I’m tring to tune my kernels a bit with the visual profiler, beside the fact that it doesnt count
texture reads as part of the memory throughput, I find understanding the results a bit confusing.
How do I figure if the values I see are too high/low? what does gld coalesced == 187744 mean?
Is 493730 for branch and 9851 for divergent branch is high/low?
what does instruction throughput of 0.9 vs 0.2 mean?
I think it would be great if nVidia could issue some thumb-rules or some sort of an article
to better understand those values, for example: divide instruction throughput by the branch count
and a value above X means…
I tried to google for some information but all I got was the readme for the profiler.
As far as I know, gld coalsced is the number of read from device memory transactions, and the number of branch is the total amount of code branch occuring in your code. A branch is a sequence of instruction on a given set of data ; when you have a conditionnal statement for instance (like “if”), a branch can be created if your code do some work on some part of your data, and some other work on the other part of the data (inside a single warp, that is a set of consecutive 32 threads). When you have 2 differents treatement on a same set of data, you have a divergent branch. Divergent branchs make the GPU do additionnal work, so they must be avoided (CUDA is based, until now, on a SIMD architecture, not a MIMD one).

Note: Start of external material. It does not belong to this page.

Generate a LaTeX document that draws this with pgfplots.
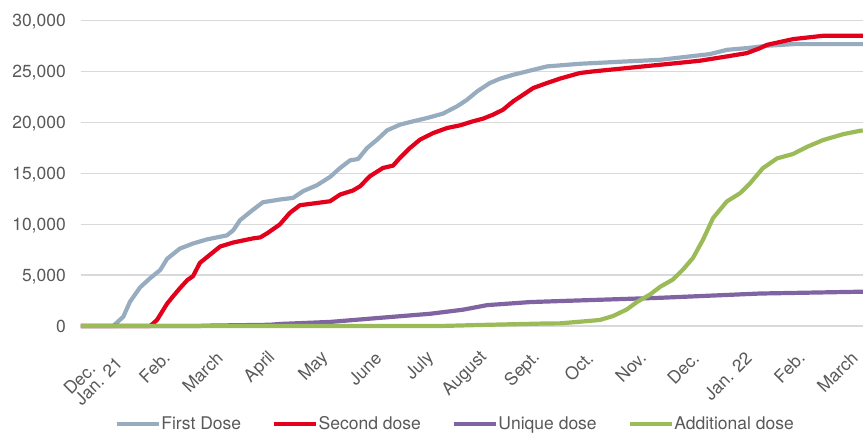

So the number of branch and the gld coalesced are not very meaningfull by themselve, as they grow with the amount of data you are providing to your program. The ratio of divergent branch over number of branch can tell you how heterogeneous your process is : the less it is, the more efficient your code is (keep in mind it’s not always possible to avoid completely divergent branching if you don’t used one threaded-block) In your case, you have a ratio of 2%, which is quite good.
To know if you make good memory transaction, use the gld 32/64/128b indicator. You are efficient when you have more 128b transaction, less efficient when you have 32b sized transaction.
Instruction throughput estimates the arithmetical efficientcy of your program, but I don’t know how it is calculated.